Abstract

In some tsunami waves travelling over the ocean, such as the one approaching the eastern coast of Japan in 2011, the sea surface of the ocean is depressed by a small metre-scale displacement over a multi-kilometre horizontal length scale, lying in front of a positive elevation of comparable magnitude and length, which together constitute a down-up wave. Shallow water theory shows that the latter travels faster than the former, leading to an interaction, whose description is the issue addressed in this paper, using model equations of the Korteweg–de Vries type. First, we re-examine the undular bore solutions of the Korteweg–de Vries equation which describe how an initial depression wave deforms into a depression rarefaction wave followed by an undular bore of large elevation waves riding on this depression. Then we develop a new extended Korteweg–de Vries equation some of whose solutions can be used to describe the interaction of an elevation wave chasing a depression wave.
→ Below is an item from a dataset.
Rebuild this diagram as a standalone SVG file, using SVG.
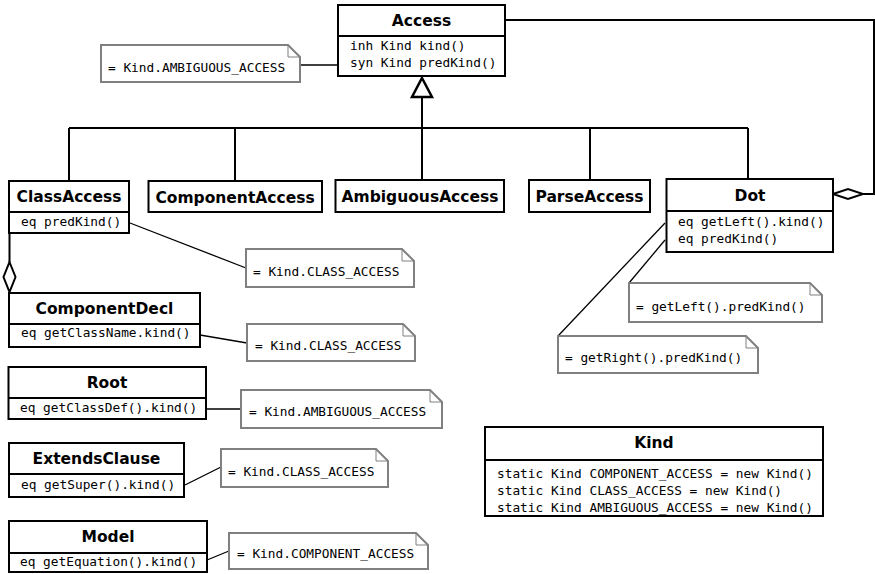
<svg xmlns="http://www.w3.org/2000/svg" width="875" height="574" viewBox="0 0 875 574">
<style>
.box{fill:#fff;stroke:#000;stroke-width:2}
.sep{stroke:#000;stroke-width:2}
.t{font-family:"DejaVu Sans",sans-serif;font-weight:bold;font-size:15.5px;text-anchor:middle;fill:#000}
.a{font-family:"DejaVu Sans Mono",monospace;font-size:12.8px;fill:#000}
.note{fill:#fff;stroke:#808080;stroke-width:2}
.fold{fill:none;stroke:#808080;stroke-width:1}
.gen{fill:none;stroke:#000;stroke-width:2}
.lnk{fill:none;stroke:#000;stroke-width:1.3}
</style>
<rect width="875" height="574" fill="#fff"/>
<g id="connectors">
<path class="gen" d="M422,97 V128 M69,128 H748 M69,128 V181 M235,128 V181 M422,128 V180 M590,128 V180 M748,128 V179"/>
<path d="M422,78 L432,97 L412,97 Z" fill="#fff" stroke="#000" stroke-width="2.5"/>
<path class="gen" d="M505,20 H874 V194 H863"/>
<path d="M833,194 L848,189 L863,194 L848,199 Z" fill="#fff" stroke="#000" stroke-width="2"/>
<path class="gen" d="M9.5,233 V262"/>
<path d="M9.5,262 L15.5,277 L9.5,292 L3.5,277 Z" fill="#fff" stroke="#000" stroke-width="2"/>
<path class="lnk" d="M300,65 H338"/>
<path class="lnk" d="M130,223 L246,268"/>
<path class="lnk" d="M200,335 L247,343"/>
<path class="lnk" d="M207,409 L241,409"/>
<path class="lnk" d="M185,485 L221,467"/>
<path class="lnk" d="M207,560 L229,551"/>
<path class="lnk" d="M665,240 L629,283"/>
<path class="lnk" d="M665,223 L558,336"/>
</g>
<g id="Access">
<rect class="box" x="338" y="5" width="167" height="71"/>
<line class="sep" x1="338" y1="36" x2="505" y2="36"/>
<text class="t" x="421.5" y="26">Access</text>
<text class="a" x="350" y="50">inh Kind kind()</text>
<text class="a" x="350" y="67">syn Kind predKind()</text>
</g>
<g id="ClassAccess">
<rect class="box" x="9" y="181" width="120" height="52"/>
<line class="sep" x1="9" y1="212" x2="129" y2="212"/>
<text class="t" x="69" y="202">ClassAccess</text>
<text class="a" x="21" y="226">eq predKind()</text>
</g>
<g id="ComponentAccess">
<rect class="box" x="148.5" y="181" width="173.5" height="31"/>
<text class="t" x="235" y="203">ComponentAccess</text>
</g>
<g id="AmbiguousAccess">
<rect class="box" x="335.5" y="180" width="168.5" height="32"/>
<text class="t" x="420" y="202">AmbiguousAccess</text>
</g>
<g id="ParseAccess">
<rect class="box" x="529" y="180" width="121" height="32"/>
<text class="t" x="589.5" y="202">ParseAccess</text>
</g>
<g id="Dot">
<rect class="box" x="666.5" y="179" width="166.5" height="73"/>
<line class="sep" x1="666.5" y1="211" x2="833" y2="211"/>
<text class="t" x="750" y="201">Dot</text>
<text class="a" x="678" y="226">eq getLeft().kind()</text>
<text class="a" x="678" y="243">eq predKind()</text>
</g>
<g id="ComponentDecl">
<rect class="box" x="9" y="293" width="191" height="54"/>
<line class="sep" x1="9" y1="324" x2="200" y2="324"/>
<text class="t" x="104.5" y="314">ComponentDecl</text>
<text class="a" x="21" y="337">eq getClassName.kind()</text>
</g>
<g id="Root">
<rect class="box" x="8.5" y="367" width="197.5" height="52"/>
<line class="sep" x1="8.5" y1="398" x2="206" y2="398"/>
<text class="t" x="107" y="388">Root</text>
<text class="a" x="20" y="412">eq getClassDef().kind()</text>
</g>
<g id="ExtendsClause">
<rect class="box" x="9" y="443" width="175" height="54"/>
<line class="sep" x1="9" y1="474" x2="184" y2="474"/>
<text class="t" x="96.5" y="464">ExtendsClause</text>
<text class="a" x="21" y="489">eq getSuper().kind()</text>
</g>
<g id="Model">
<rect class="box" x="9" y="521" width="198" height="51"/>
<line class="sep" x1="9" y1="553" x2="207" y2="553"/>
<text class="t" x="108" y="542">Model</text>
<text class="a" x="20" y="566">eq getEquation().kind()</text>
</g>
<g id="Kind">
<rect class="box" x="485" y="427" width="338" height="89"/>
<line class="sep" x1="485" y1="460" x2="823" y2="460"/>
<text class="t" x="654" y="448">Kind</text>
<text class="a" x="497" y="478">static Kind COMPONENT_ACCESS = new Kind()</text>
<text class="a" x="497" y="495">static Kind CLASS_ACCESS = new Kind()</text>
<text class="a" x="497" y="512">static Kind AMBIGUOUS_ACCESS = new Kind()</text>
<line x1="485" y1="516" x2="823" y2="516" stroke="#000" stroke-width="2"/>
</g>
<g id="note-access">
<path class="note" d="M101,45 H288 L300,57 V82 H101 Z"/>
<path class="fold" d="M288,45 V57 H300"/>
<text class="a" x="108" y="72">= Kind.AMBIGUOUS_ACCESS</text>
</g>
<g id="note-classaccess">
<path class="note" d="M246,249 H402 L414,261 V287 H246 Z"/>
<path class="fold" d="M402,249 V261 H414"/>
<text class="a" x="253" y="276">= Kind.CLASS_ACCESS</text>
</g>
<g id="note-componentdecl">
<path class="note" d="M247,324 H403 L415,336 V361 H247 Z"/>
<path class="fold" d="M403,324 V336 H415"/>
<text class="a" x="255" y="350">= Kind.CLASS_ACCESS</text>
</g>
<g id="note-root">
<path class="note" d="M241,390 H430 L442,402 V428 H241 Z"/>
<path class="fold" d="M430,390 V402 H442"/>
<text class="a" x="249" y="416">= Kind.AMBIGUOUS_ACCESS</text>
</g>
<g id="note-extends">
<path class="note" d="M221,449 H376 L388,461 V487 H221 Z"/>
<path class="fold" d="M376,449 V461 H388"/>
<text class="a" x="228" y="476">= Kind.CLASS_ACCESS</text>
</g>
<g id="note-model">
<path class="note" d="M229,533 H416 L428,545 V569 H229 Z"/>
<path class="fold" d="M416,533 V545 H428"/>
<text class="a" x="237" y="558">= Kind.COMPONENT_ACCESS</text>
</g>
<g id="note-getleft">
<path class="note" d="M629,283 H810 L822,295 V322 H629 Z"/>
<path class="fold" d="M810,283 V295 H822"/>
<text class="a" x="636" y="311">= getLeft().predKind()</text>
</g>
<g id="note-getright">
<path class="note" d="M558,336 H746 L758,348 V373 H558 Z"/>
<path class="fold" d="M746,336 V348 H758"/>
<text class="a" x="565" y="362">= getRight().predKind()</text>
</g>
</svg>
These show that the two waves coincide at a given position and time producing a maximum elevation. Typically this amplitude is larger than the initial displacement magnitude by a factor which can be as large as two, which may explain anomalous elevations of tsunamis at particular positions along their trajectories. It is physically significant that for these small amplitude waves, no wave breaking occurs and there is no excess dissipation. Then, following the transition, the elevation wave moves ahead of the depression wave and the distance between them increases either linearly or logarithmically with time. The implications for how these down-up tsunami waves reach the shoreline are considered.